— Start Data provided —
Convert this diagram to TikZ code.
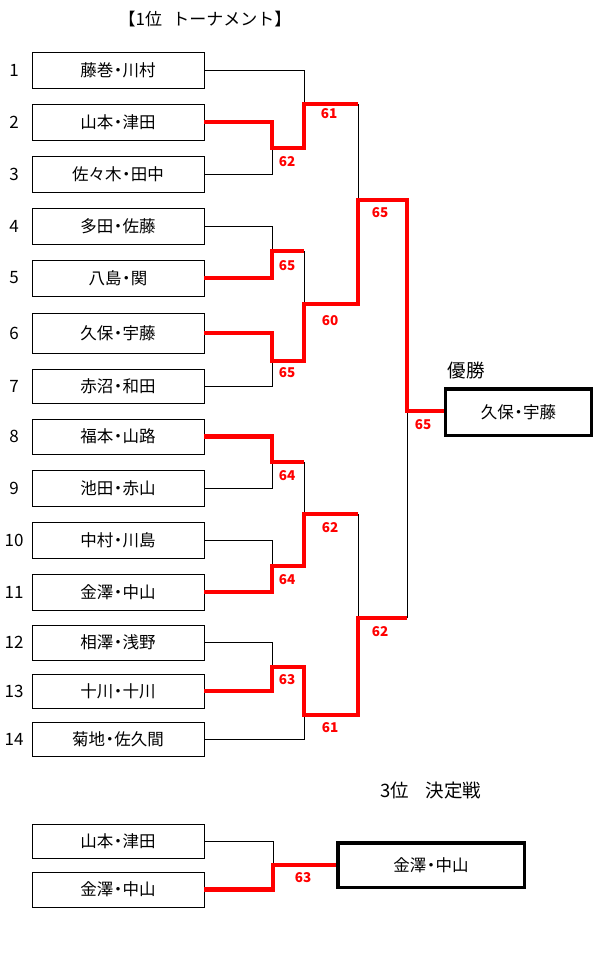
\documentclass[tikz,border=0pt]{standalone}
\usepackage{fontspec}
\setmainfont{Noto Sans CJK JP}
\newcommand\mdot{\kern-0.22em・\kern-0.22em}
\begin{document}
\begin{tikzpicture}[x=1pt,y=-1pt,
  box/.style={draw,line width=0.8pt,fill=white,minimum width=172pt,minimum height=36pt,inner sep=0pt,font=\fontsize{16.5}{18}\selectfont},
  winbox/.style={draw,line width=3.5pt,fill=white,inner sep=0pt,font=\fontsize{16.5}{18}\selectfont},
  num/.style={font=\fontsize{17}{19}\selectfont,inner sep=0pt},
  score/.style={text=red,font=\bfseries\fontsize{13.5}{15}\selectfont,inner sep=0pt},
  title/.style={inner sep=0pt},
  thin/.style={draw=black,line width=0.9pt},
  win/.style={draw=red,line width=4.5pt,line join=miter},
]
\useasboundingbox (0,0) rectangle (600,959);
\fill[white] (0,0) rectangle (600,959);

% titles
\node[title,font=\fontsize{17}{19}\selectfont] (t1) at (205,19) {【1位\hspace{0.6em}トーナメント】};
\node[title,font=\fontsize{18.5}{20}\selectfont] (t2) at (466,370) {優勝};
\node[title,font=\fontsize{18.5}{20}\selectfont] (t3) at (431,791) {3位\hspace{0.9em}決定戦};

% entry boxes
\node[box] (b1) at (118,70) {藤巻\mdot 川村};
\node[box] (b2) at (118,122) {山本\mdot 津田};
\node[box] (b3) at (118,174) {佐々木\mdot 田中};
\node[box] (b4) at (118,226) {多田\mdot 佐藤};
\node[box] (b5) at (118,278) {八島\mdot 関};
\node[box,minimum height=40pt] (b6) at (118,333) {久保\mdot 宇藤};
\node[box,minimum height=34pt] (b7) at (118,386) {赤沼\mdot 和田};
\node[box,minimum height=35pt] (b8) at (118,436.5) {福本\mdot 山路};
\node[box] (b9) at (118,488) {池田\mdot 赤山};
\node[box] (b10) at (118,540) {中村\mdot 川島};
\node[box] (b11) at (118,592) {金澤\mdot 中山};
\node[box,minimum height=35pt] (b12) at (118,642.5) {相澤\mdot 浅野};
\node[box,minimum height=34pt] (b13) at (118,691) {十川\mdot 十川};
\node[box,minimum height=34pt] (b14) at (118,739) {菊地\mdot 佐久間};

% numbers
\node[num] (n1) at (14,70) {1};
\node[num] (n2) at (14,122) {2};
\node[num] (n3) at (14,174) {3};
\node[num] (n4) at (14,226) {4};
\node[num] (n5) at (14,278) {5};
\node[num] (n6) at (14,333) {6};
\node[num] (n7) at (14,386) {7};
\node[num] (n8) at (14,436.5) {8};
\node[num] (n9) at (14,488) {9};
\node[num] (n10) at (14,540) {10};
\node[num] (n11) at (14,592) {11};
\node[num] (n12) at (14,642.5) {12};
\node[num] (n13) at (14,691) {13};
\node[num] (n14) at (14,739) {14};

% champion box
\node[winbox,minimum width=146pt,minimum height=46.5pt] (champ) at (518.5,412) {久保\mdot 宇藤};

% third place boxes
\node[box,minimum height=34pt] (c1) at (118,841) {山本\mdot 津田};
\node[box,minimum height=35pt] (c2) at (118,889.5) {金澤\mdot 中山};
\node[winbox,minimum width=186.5pt,minimum height=44.5pt] (third) at (431,865) {金澤\mdot 中山};

% junction coordinates
\coordinate (j23) at (272,148);
\coordinate (j45) at (272,251);
\coordinate (j67) at (272,361);
\coordinate (j89) at (272,462);
\coordinate (j1011) at (272,566);
\coordinate (j1213) at (272,667);
\coordinate (k13) at (304,104);
\coordinate (k47) at (304,304);
\coordinate (k811) at (304,514);
\coordinate (k1214) at (304,715);
\coordinate (m17) at (358,200);
\coordinate (m814) at (358,618);
\coordinate (f) at (407,411);
\coordinate (tj) at (273,865);

% black (losing) lines
\draw[thin] (b1.east) -| (k13);
\draw[thin] (b3.east) -| (j23);
\draw[thin] (k13 -| m17) -- (m17);
\draw[thin] (b4.east) -| (j45);
\draw[thin] (j45 -| k47) -- (k47);
\draw[thin] (b7.east) -| (j67);
\draw[thin] (b9.east) -| (j89);
\draw[thin] (j89 -| k811) -- (k811);
\draw[thin] (b10.east) -| (j1011);
\draw[thin] (k811 -| m814) -- (m814);
\draw[thin] (b12.east) -| (j1213);
\draw[thin] (b14.east) -| (k1214);
\draw[thin] (m814 -| f) -- (f);
\draw[thin] (c1.east) -| (tj);

% red (winning) lines
\draw[win] (b2.east) -| (j23) -- (j23 -| k13) -- (k13) -- (k13 -| m17);
\draw[win] (b5.east) -| (j45) -- (j45 -| k47);
\draw[win] (b6.east) -| (j67) -- (j67 -| k47) -- (k47) -- (k47 -| m17) -- (m17) -- (m17 -| f) -- (f) -- (f -| champ.west);
\draw[win] (b8.east) -| (j89) -- (j89 -| k811);
\draw[win] (b11.east) -| (j1011) -- (j1011 -| k811) -- (k811) -- (k811 -| m814);
\draw[win] (b13.east) -| (j1213) -- (j1213 -| k1214) -- (k1214) -- (k1214 -| m814) -- (m814) -- (m814 -| f);
\draw[win] (c2.east) -| (tj) -- (tj -| third.west);

% scores
\node[score] (s1) at (329,114) {61};
\node[score] (s2) at (287,162) {62};
\node[score] (s3) at (380,213) {65};
\node[score] (s4) at (287,266) {65};
\node[score] (s5) at (330,321) {60};
\node[score] (s6) at (287,373) {65};
\node[score] (s7) at (423,425) {65};
\node[score] (s8) at (287,476) {64};
\node[score] (s9) at (330,528) {62};
\node[score] (s10) at (287,580) {64};
\node[score] (s11) at (380,632) {62};
\node[score] (s12) at (287,680) {63};
\node[score] (s13) at (330,728) {61};
\node[score] (s14) at (303,878) {63};
\end{tikzpicture}
\end{document}
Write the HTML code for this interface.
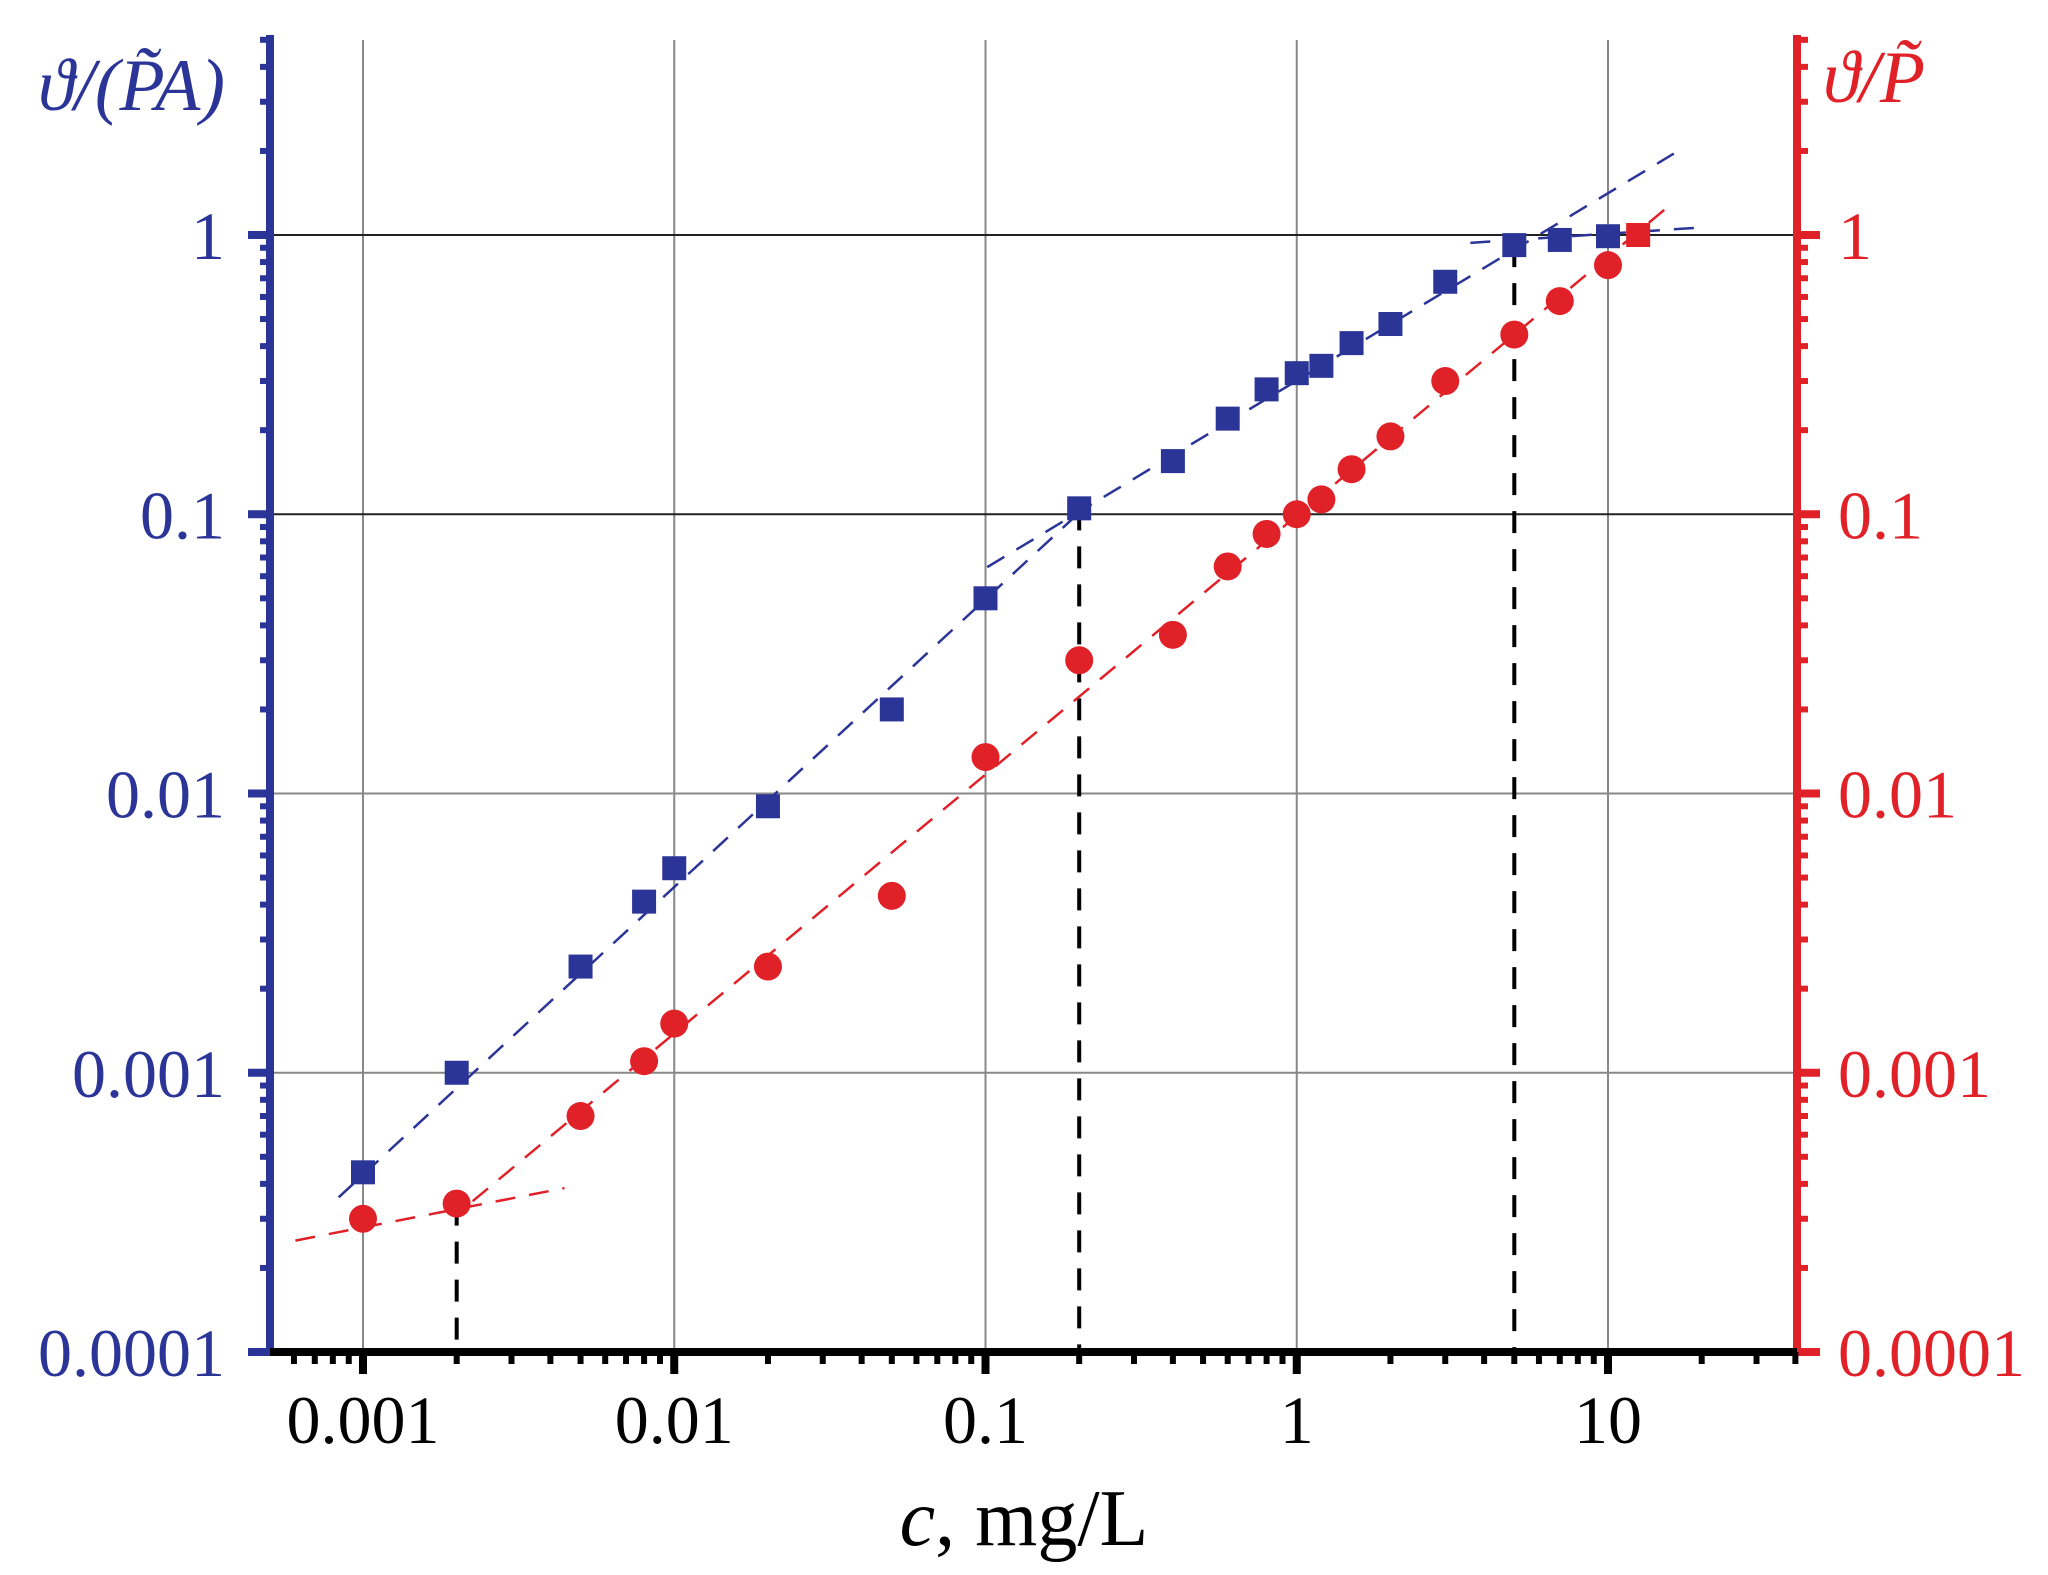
— End Data provided —
Task to complete. Above are some records. Report the number of their lines that include "code", and add nothing else.

Exercise answer. 2